Amnesty International said in its annual report in May that "at least 1,500 (Palestinians) were held in administrative detention without charge or trial".

It added that "allegations of torture and ill-treatment of Palestinian detainees were widespread" and slammed the Israeli Army for carrying out "forcible transfers" of at least 18 Palestinians from their native West Bank to the Gaza Strip, following administrative detention without charge or trial.

Of the almost 8,000 Palestinian prisoners, about 17 prisoners have served over 20 years in prison, and 292 have spent more than ten years in jail. Nearly 400 of the prisoners have been sentenced to life imprisonment.
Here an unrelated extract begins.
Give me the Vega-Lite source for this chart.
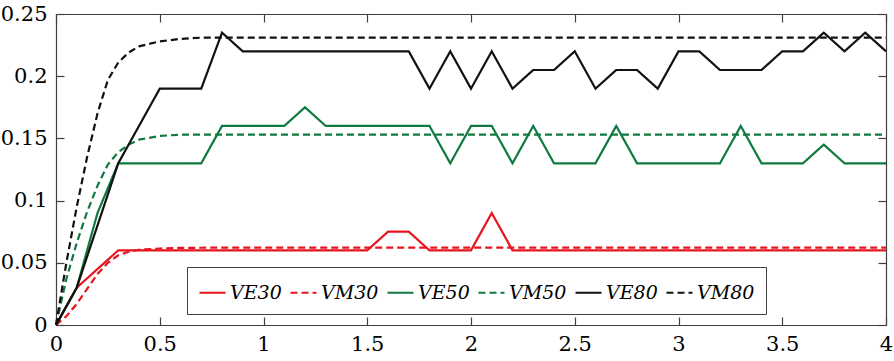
{
  "$schema": "https://vega.github.io/schema/vega-lite/v6.json",
  "width": 830,
  "height": 311,
  "autosize": {"type": "none"},
  "padding": {"left": 56, "top": 14, "right": 8, "bottom": 36},
  "background": "white",
  "config": {
    "font": "DejaVu Serif",
    "view": {"stroke": null},
    "axis": {
      "labelFont": "DejaVu Serif",
      "labelFontSize": 21,
      "labelColor": "black",
      "domainColor": "#404040",
      "domainWidth": 1.2,
      "tickColor": "#404040",
      "tickWidth": 1.2,
      "tickSize": -8,
      "grid": false,
      "title": null,
      "format": "~g"
    }
  },
  "datasets": {
    "curves": [
      {"series": "VE30", "x": 0, "y": 0},
      {"series": "VE30", "x": 0.1, "y": 0.03},
      {"series": "VE30", "x": 0.2, "y": 0.045},
      {"series": "VE30", "x": 0.3, "y": 0.06},
      {"series": "VE30", "x": 1.5, "y": 0.06},
      {"series": "VE30", "x": 1.6, "y": 0.075},
      {"series": "VE30", "x": 1.7, "y": 0.075},
      {"series": "VE30", "x": 1.8, "y": 0.06},
      {"series": "VE30", "x": 2.0, "y": 0.06},
      {"series": "VE30", "x": 2.1, "y": 0.09},
      {"series": "VE30", "x": 2.2, "y": 0.06},
      {"series": "VE30", "x": 4.0, "y": 0.06},
      {"series": "VM30", "x": 0, "y": 0},
      {"series": "VM30", "x": 0.05, "y": 0.007},
      {"series": "VM30", "x": 0.1, "y": 0.017},
      {"series": "VM30", "x": 0.15, "y": 0.029},
      {"series": "VM30", "x": 0.2, "y": 0.041},
      {"series": "VM30", "x": 0.25, "y": 0.05},
      {"series": "VM30", "x": 0.3, "y": 0.056},
      {"series": "VM30", "x": 0.35, "y": 0.059},
      {"series": "VM30", "x": 0.4, "y": 0.0605},
      {"series": "VM30", "x": 0.5, "y": 0.0615},
      {"series": "VM30", "x": 0.6, "y": 0.062},
      {"series": "VM30", "x": 0.8, "y": 0.0622},
      {"series": "VM30", "x": 4.0, "y": 0.0622},
      {"series": "VE50", "x": 0, "y": 0},
      {"series": "VE50", "x": 0.1, "y": 0.03},
      {"series": "VE50", "x": 0.2, "y": 0.09},
      {"series": "VE50", "x": 0.3, "y": 0.13},
      {"series": "VE50", "x": 0.7, "y": 0.13},
      {"series": "VE50", "x": 0.8, "y": 0.16},
      {"series": "VE50", "x": 1.1, "y": 0.16},
      {"series": "VE50", "x": 1.2, "y": 0.175},
      {"series": "VE50", "x": 1.3, "y": 0.16},
      {"series": "VE50", "x": 1.8, "y": 0.16},
      {"series": "VE50", "x": 1.9, "y": 0.13},
      {"series": "VE50", "x": 2.0, "y": 0.16},
      {"series": "VE50", "x": 2.1, "y": 0.16},
      {"series": "VE50", "x": 2.2, "y": 0.13},
      {"series": "VE50", "x": 2.3, "y": 0.16},
      {"series": "VE50", "x": 2.4, "y": 0.13},
      {"series": "VE50", "x": 2.6, "y": 0.13},
      {"series": "VE50", "x": 2.7, "y": 0.16},
      {"series": "VE50", "x": 2.8, "y": 0.13},
      {"series": "VE50", "x": 3.2, "y": 0.13},
      {"series": "VE50", "x": 3.3, "y": 0.16},
      {"series": "VE50", "x": 3.4, "y": 0.13},
      {"series": "VE50", "x": 3.6, "y": 0.13},
      {"series": "VE50", "x": 3.7, "y": 0.145},
      {"series": "VE50", "x": 3.8, "y": 0.13},
      {"series": "VE50", "x": 4.0, "y": 0.13},
      {"series": "VM50", "x": 0, "y": 0},
      {"series": "VM50", "x": 0.05, "y": 0.037},
      {"series": "VM50", "x": 0.1, "y": 0.066},
      {"series": "VM50", "x": 0.15, "y": 0.091},
      {"series": "VM50", "x": 0.2, "y": 0.112},
      {"series": "VM50", "x": 0.25, "y": 0.129},
      {"series": "VM50", "x": 0.3, "y": 0.139},
      {"series": "VM50", "x": 0.35, "y": 0.145},
      {"series": "VM50", "x": 0.4, "y": 0.149},
      {"series": "VM50", "x": 0.5, "y": 0.152},
      {"series": "VM50", "x": 0.6, "y": 0.153},
      {"series": "VM50", "x": 4.0, "y": 0.153},
      {"series": "VE80", "x": 0, "y": 0},
      {"series": "VE80", "x": 0.1, "y": 0.03},
      {"series": "VE80", "x": 0.3, "y": 0.13},
      {"series": "VE80", "x": 0.5, "y": 0.19},
      {"series": "VE80", "x": 0.7, "y": 0.19},
      {"series": "VE80", "x": 0.8, "y": 0.235},
      {"series": "VE80", "x": 0.9, "y": 0.22},
      {"series": "VE80", "x": 1.7, "y": 0.22},
      {"series": "VE80", "x": 1.8, "y": 0.19},
      {"series": "VE80", "x": 1.9, "y": 0.22},
      {"series": "VE80", "x": 2.0, "y": 0.19},
      {"series": "VE80", "x": 2.1, "y": 0.22},
      {"series": "VE80", "x": 2.2, "y": 0.19},
      {"series": "VE80", "x": 2.3, "y": 0.205},
      {"series": "VE80", "x": 2.4, "y": 0.205},
      {"series": "VE80", "x": 2.5, "y": 0.22},
      {"series": "VE80", "x": 2.6, "y": 0.19},
      {"series": "VE80", "x": 2.7, "y": 0.205},
      {"series": "VE80", "x": 2.8, "y": 0.205},
      {"series": "VE80", "x": 2.9, "y": 0.19},
      {"series": "VE80", "x": 3.0, "y": 0.22},
      {"series": "VE80", "x": 3.1, "y": 0.22},
      {"series": "VE80", "x": 3.2, "y": 0.205},
      {"series": "VE80", "x": 3.4, "y": 0.205},
      {"series": "VE80", "x": 3.5, "y": 0.22},
      {"series": "VE80", "x": 3.6, "y": 0.22},
      {"series": "VE80", "x": 3.7, "y": 0.235},
      {"series": "VE80", "x": 3.8, "y": 0.22},
      {"series": "VE80", "x": 3.9, "y": 0.235},
      {"series": "VE80", "x": 4.0, "y": 0.22},
      {"series": "VM80", "x": 0, "y": 0},
      {"series": "VM80", "x": 0.05, "y": 0.05},
      {"series": "VM80", "x": 0.1, "y": 0.095},
      {"series": "VM80", "x": 0.15, "y": 0.135},
      {"series": "VM80", "x": 0.2, "y": 0.17},
      {"series": "VM80", "x": 0.25, "y": 0.197},
      {"series": "VM80", "x": 0.3, "y": 0.211},
      {"series": "VM80", "x": 0.35, "y": 0.219},
      {"series": "VM80", "x": 0.4, "y": 0.224},
      {"series": "VM80", "x": 0.5, "y": 0.228},
      {"series": "VM80", "x": 0.6, "y": 0.23},
      {"series": "VM80", "x": 0.7, "y": 0.231},
      {"series": "VM80", "x": 4.0, "y": 0.231}
    ]
  },
  "data": {"name": "curves"},
  "layer": [
    {
      "mark": {"type": "point", "opacity": 0},
      "encoding": {
        "x": {"field": "x", "type": "quantitative", "scale": {"domain": [0, 4], "nice": false},
              "axis": {"orient": "top", "labels": false, "values": [0, 0.5, 1, 1.5, 2, 2.5, 3, 3.5, 4]}},
        "y": {"field": "y", "type": "quantitative", "scale": {"domain": [0, 0.25], "nice": false},
              "axis": {"orient": "right", "labels": false, "values": [0, 0.05, 0.1, 0.15, 0.2, 0.25]}}
      }
    },
    {
      "mark": {"type": "line", "strokeWidth": 2.2},
      "encoding": {
        "x": {"field": "x", "type": "quantitative", "scale": {"domain": [0, 4], "nice": false},
              "axis": {"orient": "bottom", "values": [0, 0.5, 1, 1.5, 2, 2.5, 3, 3.5, 4], "labelPadding": 16, "labelFlush": false}},
        "y": {"field": "y", "type": "quantitative", "scale": {"domain": [0, 0.25], "nice": false},
              "axis": {"orient": "left", "values": [0, 0.05, 0.1, 0.15, 0.2, 0.25], "labelPadding": 17, "labelFlush": false}},
        "color": {
          "field": "series", "type": "nominal",
          "scale": {"domain": ["VE30", "VM30", "VE50", "VM50", "VE80", "VM80"],
                    "range": ["#e8141e", "#e8141e", "#0f7a3e", "#0f7a3e", "#111111", "#111111"]},
          "legend": {
            "title": null, "orient": "none", "legendX": 131, "legendY": 253,
            "direction": "horizontal", "columns": 6,
            "symbolType": "stroke", "symbolSize": 676, "symbolStrokeWidth": 2.2,
            "labelFont": "DejaVu Serif", "labelFontStyle": "italic", "labelFontSize": 19,
            "labelColor": "black", "labelOffset": 3, "columnPadding": 4,
            "strokeColor": "#404040", "fillColor": "white", "padding": 11
          }
        },
        "strokeDash": {
          "field": "series", "type": "nominal",
          "scale": {"domain": ["VE30", "VM30", "VE50", "VM50", "VE80", "VM80"],
                    "range": [[1, 0], [7, 4], [1, 0], [7, 4], [1, 0], [7, 4]]},
          "legend": {
            "title": null, "orient": "none", "legendX": 131, "legendY": 253,
            "direction": "horizontal", "columns": 6,
            "symbolType": "stroke", "symbolSize": 676, "symbolStrokeWidth": 2.2,
            "labelFont": "DejaVu Serif", "labelFontStyle": "italic", "labelFontSize": 19,
            "labelColor": "black", "labelOffset": 3, "columnPadding": 4,
            "strokeColor": "#404040", "fillColor": "white", "padding": 11
          }
        }
      }
    }
  ],
  "resolve": {"axis": {"x": "independent", "y": "independent"}}
}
More than 300 are serving sentences ranging between 15 and 50 years.

Since the beginning of the second Intifada, at least 2,500 children have been arrested, of whom 415 are still in Israeli detention centres. Most of them, a 60%, come from areas with highly visible Israeli military presence. Children under the age of 18 make 5% of the total of Palestinian prisoners and 90% of those children were subjected to torture. About 242 children are awaiting trial and 20 are held without charges.

Children are mostly held in Telmond prison and Telmond Megiddo Military Prison. The overwhelming majority (95%) of Palestinian children aged 14 to 17 detained are held on the charge of stone throwing.

About 1.5% of Palestinian prisoners are women. Since the 2000 intifada, the number of Palestinian women imprisoned increased dramatically.

Israeli authorities have used the technique of arresting wives to put pressure on their husbands while in the interrogation process to force them to admit guilt.